[Entries with chart source code]

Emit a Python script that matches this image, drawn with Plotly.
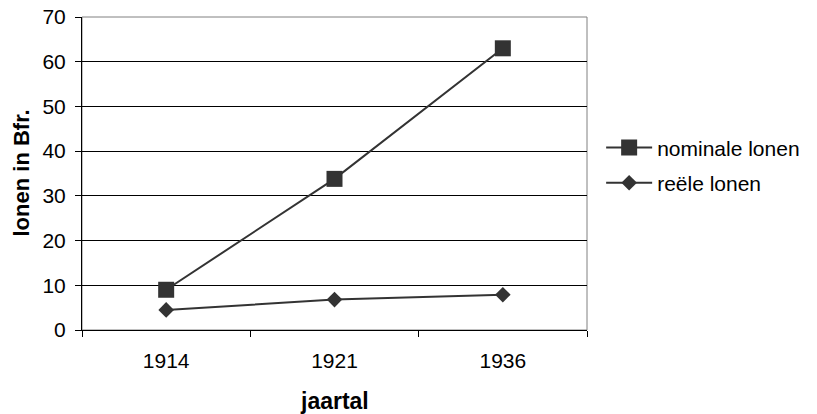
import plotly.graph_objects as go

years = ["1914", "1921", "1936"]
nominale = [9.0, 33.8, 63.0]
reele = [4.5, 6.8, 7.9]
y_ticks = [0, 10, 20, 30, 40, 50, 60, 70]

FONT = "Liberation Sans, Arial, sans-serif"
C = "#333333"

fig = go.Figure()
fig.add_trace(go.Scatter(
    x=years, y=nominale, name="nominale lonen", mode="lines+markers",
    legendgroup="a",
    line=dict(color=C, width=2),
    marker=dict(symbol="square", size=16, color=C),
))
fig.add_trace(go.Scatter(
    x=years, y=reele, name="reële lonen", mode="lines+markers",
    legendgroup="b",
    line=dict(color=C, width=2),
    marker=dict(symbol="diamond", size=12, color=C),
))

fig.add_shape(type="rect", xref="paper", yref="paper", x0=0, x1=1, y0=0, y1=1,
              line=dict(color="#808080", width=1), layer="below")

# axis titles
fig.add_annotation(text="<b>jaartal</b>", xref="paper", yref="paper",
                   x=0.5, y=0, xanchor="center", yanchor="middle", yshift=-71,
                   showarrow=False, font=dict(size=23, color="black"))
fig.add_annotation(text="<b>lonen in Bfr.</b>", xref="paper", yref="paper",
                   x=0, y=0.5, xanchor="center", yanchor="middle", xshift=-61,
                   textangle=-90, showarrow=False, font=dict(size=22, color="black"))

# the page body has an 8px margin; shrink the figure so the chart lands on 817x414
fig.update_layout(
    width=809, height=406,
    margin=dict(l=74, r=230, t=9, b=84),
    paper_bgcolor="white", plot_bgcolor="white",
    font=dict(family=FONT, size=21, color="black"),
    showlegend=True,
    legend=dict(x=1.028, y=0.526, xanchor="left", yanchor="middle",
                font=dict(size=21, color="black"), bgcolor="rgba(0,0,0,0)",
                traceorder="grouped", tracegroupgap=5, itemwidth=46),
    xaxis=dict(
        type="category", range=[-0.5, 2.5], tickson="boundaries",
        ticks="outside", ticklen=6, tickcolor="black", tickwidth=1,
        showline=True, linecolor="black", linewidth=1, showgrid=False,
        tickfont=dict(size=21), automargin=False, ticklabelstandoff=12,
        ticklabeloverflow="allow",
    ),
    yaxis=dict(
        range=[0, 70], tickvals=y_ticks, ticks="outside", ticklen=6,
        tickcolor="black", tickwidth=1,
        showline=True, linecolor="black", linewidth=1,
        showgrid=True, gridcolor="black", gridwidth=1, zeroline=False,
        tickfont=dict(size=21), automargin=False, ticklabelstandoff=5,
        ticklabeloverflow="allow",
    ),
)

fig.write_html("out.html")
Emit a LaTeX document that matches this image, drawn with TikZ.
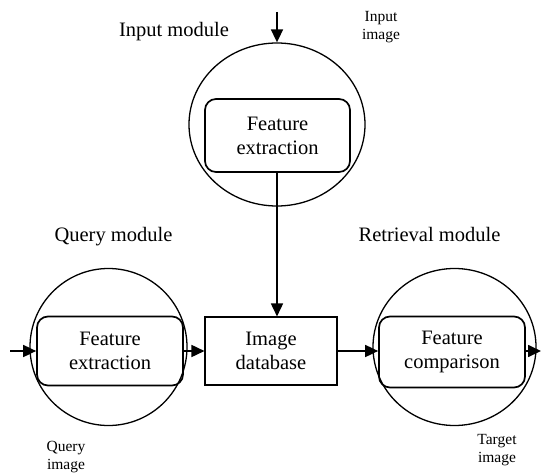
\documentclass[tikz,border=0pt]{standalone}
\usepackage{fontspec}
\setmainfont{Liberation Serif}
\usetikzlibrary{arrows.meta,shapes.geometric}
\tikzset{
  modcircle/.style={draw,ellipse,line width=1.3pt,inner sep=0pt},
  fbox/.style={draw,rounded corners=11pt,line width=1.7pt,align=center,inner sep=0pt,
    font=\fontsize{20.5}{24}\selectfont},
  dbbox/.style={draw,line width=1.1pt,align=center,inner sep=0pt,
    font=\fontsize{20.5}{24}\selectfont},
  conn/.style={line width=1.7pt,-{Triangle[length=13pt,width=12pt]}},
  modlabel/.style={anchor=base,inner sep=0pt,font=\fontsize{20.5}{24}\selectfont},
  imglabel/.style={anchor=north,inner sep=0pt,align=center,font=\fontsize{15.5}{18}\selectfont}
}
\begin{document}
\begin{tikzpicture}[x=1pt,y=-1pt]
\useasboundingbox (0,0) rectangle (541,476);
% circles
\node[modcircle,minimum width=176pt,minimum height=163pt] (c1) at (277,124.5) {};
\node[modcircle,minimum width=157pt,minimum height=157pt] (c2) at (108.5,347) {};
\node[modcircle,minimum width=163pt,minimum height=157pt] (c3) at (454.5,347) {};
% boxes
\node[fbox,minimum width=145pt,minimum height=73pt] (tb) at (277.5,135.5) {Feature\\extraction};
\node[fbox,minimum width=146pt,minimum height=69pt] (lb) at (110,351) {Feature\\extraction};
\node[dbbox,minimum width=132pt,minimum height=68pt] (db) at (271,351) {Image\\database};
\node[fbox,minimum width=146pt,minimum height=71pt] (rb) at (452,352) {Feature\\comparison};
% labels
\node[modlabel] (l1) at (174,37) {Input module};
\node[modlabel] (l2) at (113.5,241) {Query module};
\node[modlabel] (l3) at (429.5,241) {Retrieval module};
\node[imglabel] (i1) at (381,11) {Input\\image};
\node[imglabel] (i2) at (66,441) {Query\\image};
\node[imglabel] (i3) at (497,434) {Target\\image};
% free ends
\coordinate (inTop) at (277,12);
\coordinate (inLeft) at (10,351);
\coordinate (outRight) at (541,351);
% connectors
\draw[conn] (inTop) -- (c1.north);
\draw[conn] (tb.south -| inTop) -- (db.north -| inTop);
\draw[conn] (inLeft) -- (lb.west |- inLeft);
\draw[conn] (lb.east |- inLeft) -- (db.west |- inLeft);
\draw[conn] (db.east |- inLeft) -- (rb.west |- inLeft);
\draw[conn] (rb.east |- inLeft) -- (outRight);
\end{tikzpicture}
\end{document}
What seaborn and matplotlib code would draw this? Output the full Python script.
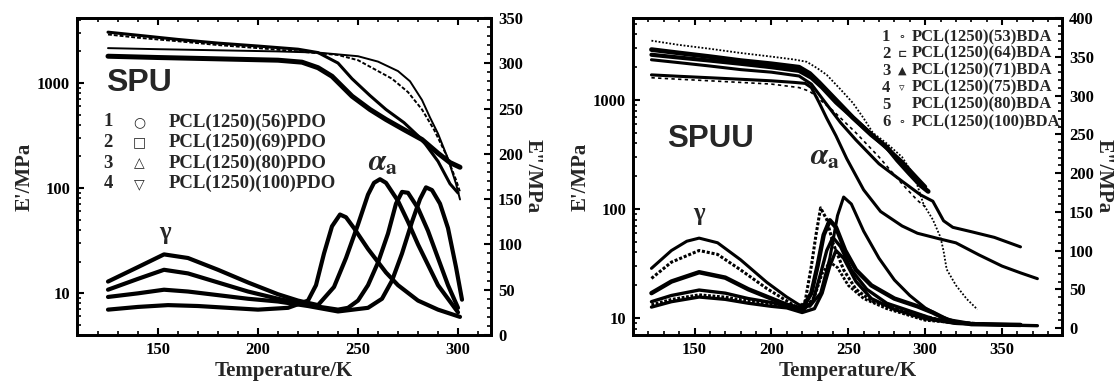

▸ WHAT NEEDS TO BE DONE
Scan the material above for the string "this" and report each line where you find it.

▸ WRITTEN REPLY
Emit a Python script that matches this image, drawn with Plotly.
Emit a LaTeX document that matches this image, drawn with TikZ.
What seaborn and matplotlib code would draw this? Output the full Python script.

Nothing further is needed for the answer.